Slain athletes’ families demand justice
AFP/Baghdad
Relatives of the members of Iraq’s taekwondo team who were kidnapped and murdered in 2006 appealed for justice yesterday after Iraqi and US forces arrested a man in connection with the attack.
The abduction of the 15-member national team shocked both Iraq and the world, and came as the country was engulfed in sectarian violence that killed tens of thousands of people in 2006 and 2007.
Iraqi commandos, with American advisers present, arrested the suspect on September 24 in the western province of Anbar where the kidnapping took place, the US military said in a statement.
“The suspect is also believed to be involved in multiple terrorist activities and crimes against the country of Iraq,” it added.
Fifteen members of the Iraqi national taekwondo team—all Shias—were kidnapped in May 2006 as they drove back from a tournament in Jordan through Sunni Anbar province.
Thirteen of their bodies were found a year later, while two others have not yet been recovered.
Families of the team called for the right to meet the suspect and demanded justice.
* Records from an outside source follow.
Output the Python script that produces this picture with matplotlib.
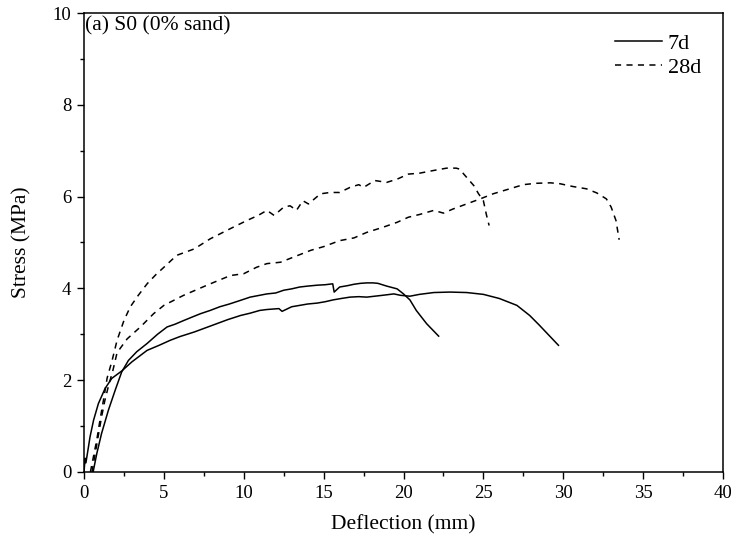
import matplotlib
matplotlib.use("Agg")
import matplotlib.pyplot as plt
from matplotlib.ticker import MultipleLocator

plt.rcParams['font.family'] = ['Liberation Serif', 'DejaVu Serif']

# 7d specimens
x7a = [0.57, 0.8, 1.1, 1.53, 1.95, 2.36, 2.78, 3.3, 3.95, 4.6, 5.2, 5.7, 6.24, 6.8, 7.3, 7.9,
       8.5, 9.1, 9.8, 10.4, 11.0, 11.45, 12.0, 12.5, 13.0, 13.5, 14.0, 14.6, 15.1, 15.57, 15.66,
       16.0, 16.5, 16.9, 17.3, 17.7, 18.1, 18.4, 18.95, 19.6, 20.0, 20.4, 20.8, 21.45, 22.2]
y7a = [0.0, 0.4, 0.84, 1.35, 1.78, 2.18, 2.43, 2.62, 2.8, 3.0, 3.16, 3.22, 3.3, 3.38, 3.45, 3.52,
       3.6, 3.66, 3.74, 3.81, 3.85, 3.88, 3.9, 3.96, 3.99, 4.03, 4.05, 4.07, 4.08, 4.1, 3.92,
       4.03, 4.06, 4.09, 4.11, 4.12, 4.12, 4.11, 4.05, 3.99, 3.88, 3.75, 3.52, 3.23, 2.96]

x7b = [0.0, 0.07, 0.12, 0.18, 0.38, 0.6, 0.9, 1.32, 1.74, 2.36, 3.0, 3.95, 4.7, 5.4, 6.0, 6.9,
       7.6, 8.3, 9.0, 9.8, 10.4, 11.0, 11.45, 12.2, 12.4, 13.0, 13.5, 14.0, 14.6, 15.1, 15.6,
       16.1, 16.65, 17.2, 17.7, 18.2, 18.7, 19.4, 19.8, 20.4, 21.0, 21.9, 22.9, 23.95, 25.0,
       26.0, 27.1, 27.9, 28.5, 29.1, 29.7]
y7b = [0.0, 0.3, 0.2, 0.33, 0.77, 1.13, 1.49, 1.82, 2.04, 2.2, 2.4, 2.65, 2.76, 2.87, 2.95, 3.05,
       3.14, 3.23, 3.32, 3.41, 3.46, 3.52, 3.54, 3.56, 3.5, 3.6, 3.63, 3.66, 3.68, 3.71, 3.75,
       3.78, 3.81, 3.82, 3.81, 3.83, 3.85, 3.88, 3.85, 3.83, 3.87, 3.91, 3.92, 3.91, 3.87,
       3.78, 3.63, 3.41, 3.2, 2.98, 2.76]

# 28d specimens
x28a = [0.4, 0.6, 0.8, 1.0, 1.22, 1.45, 1.76, 2.07, 2.5, 2.9, 3.4, 3.95, 4.5, 5.0, 5.8, 6.9,
        7.9, 9.15, 10.2, 10.9, 11.45, 11.9, 12.5, 12.9, 13.3, 13.7, 14.05, 14.8, 15.4, 16.0,
        16.65, 17.2, 17.5, 18.2, 18.95, 19.6, 20.3, 21.0, 21.9, 22.7, 23.3, 23.5, 23.95, 24.4,
        24.7, 25.0, 25.2, 25.36]
y28a = [0.0, 0.35, 0.7, 1.13, 1.57, 2.05, 2.43, 2.87, 3.3, 3.6, 3.85, 4.1, 4.3, 4.46, 4.72, 4.86,
        5.08, 5.3, 5.48, 5.59, 5.7, 5.59, 5.77, 5.8, 5.7, 5.91, 5.84, 6.06, 6.09, 6.09,
        6.2, 6.26, 6.2, 6.35, 6.31, 6.38, 6.49, 6.51, 6.57, 6.62, 6.62, 6.6, 6.42, 6.24,
        6.06, 5.91, 5.59, 5.37]

x28b = [0.5, 0.7, 0.9, 1.1, 1.3, 1.55, 1.8, 2.07, 2.7, 3.53, 4.36, 5.0, 6.24, 7.7, 9.16, 10.0,
        10.8, 11.45, 12.3, 13.1, 14.2, 15.0, 16.0, 16.9, 17.7, 18.7, 19.6, 20.3, 21.0, 21.9,
        22.5, 23.1, 23.95, 24.8, 25.6, 26.65, 27.5, 28.3, 29.2, 29.8, 30.6, 31.45, 32.1, 32.7,
        33.0, 33.3, 33.5]
y28b = [0.0, 0.4, 0.8, 1.2, 1.55, 1.9, 2.2, 2.6, 2.9, 3.16, 3.45, 3.63, 3.85, 4.07, 4.28, 4.32,
        4.46, 4.54, 4.57, 4.68, 4.83, 4.91, 5.04, 5.1, 5.22, 5.33, 5.44, 5.55, 5.61, 5.7,
        5.64, 5.73, 5.84, 5.95, 6.06, 6.17, 6.26, 6.29, 6.3, 6.28, 6.22, 6.17, 6.08, 5.95,
        5.77, 5.48, 5.06]

fig = plt.figure(figsize=(7.36, 5.44), dpi=100)
ax = fig.add_axes([84/736, 72/544, 639/736, 459/544])

lw = 1.1
dash = (0, (4, 3.5))
ax.plot(x7a, y7a, color='black', lw=lw, label='7d')
ax.plot(x7b, y7b, color='black', lw=lw)
ax.plot(x28a, y28a, color='black', lw=lw, linestyle=dash, label='28d')
ax.plot(x28b, y28b, color='black', lw=lw, linestyle=dash)

ax.set_xlim(0, 40)
ax.set_ylim(0, 10)
ax.xaxis.set_major_locator(MultipleLocator(5))
ax.xaxis.set_minor_locator(MultipleLocator(2.5))
ax.yaxis.set_major_locator(MultipleLocator(2))
ax.yaxis.set_minor_locator(MultipleLocator(1))
ax.tick_params(which='major', direction='out', length=5, width=1, labelsize=13.5, pad=4)
ax.tick_params(which='minor', direction='out', length=3, width=1)
for s in ax.spines.values():
    s.set_linewidth(1.1)

ax.set_xlabel('Deflection (mm)', fontsize=15.5, labelpad=10)
ax.set_ylabel('Stress (MPa)', fontsize=15.5, labelpad=15)

ax.text(85/736, 1 - 16/544, '(a) S0 (0% sand)', transform=fig.transFigure, fontsize=15.5,
        va='top', ha='left')

leg = ax.legend(loc='upper left', frameon=False, fontsize=16, handlelength=2.1,
                handletextpad=0.27, labelspacing=0.17, borderpad=0, borderaxespad=0,
                bbox_to_anchor=(615/736, 1 - 33/544), bbox_transform=fig.transFigure)

fig.savefig('out.png', dpi=100)
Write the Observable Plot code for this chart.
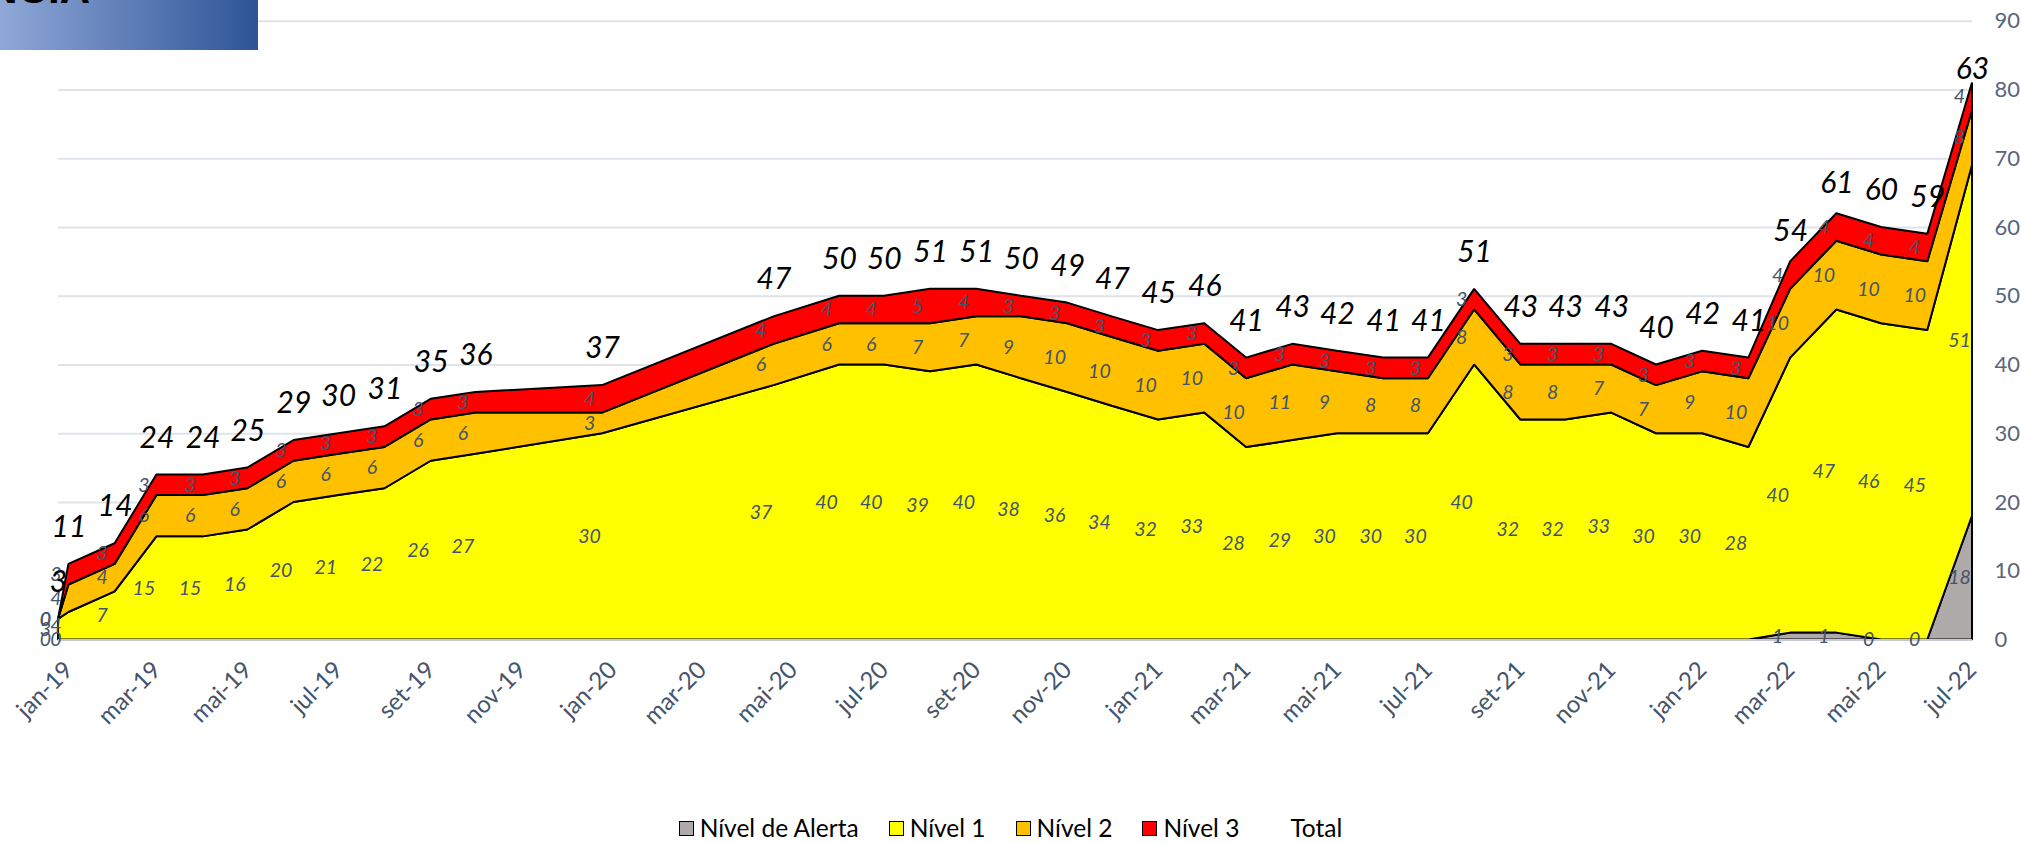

“We want to ask him ‘why?’” Jabbar Houssuni, whose son Ali was one of the kidnapped athletes, told AFP from his home in the predominantly Shia northern Baghdad neighbourhood of Sadr City.
“What was the reason, what was the motivation? They were athletes, carrying the Iraqi flag—they were peaceful. None of them were armed.”
Adil Hussein Ajar, whose two brothers Ali and Alaa were also among those kidnapped, said he still had “the hope that the killers will be arrested and their (the athletes’) blood will not have been taken without punishment.”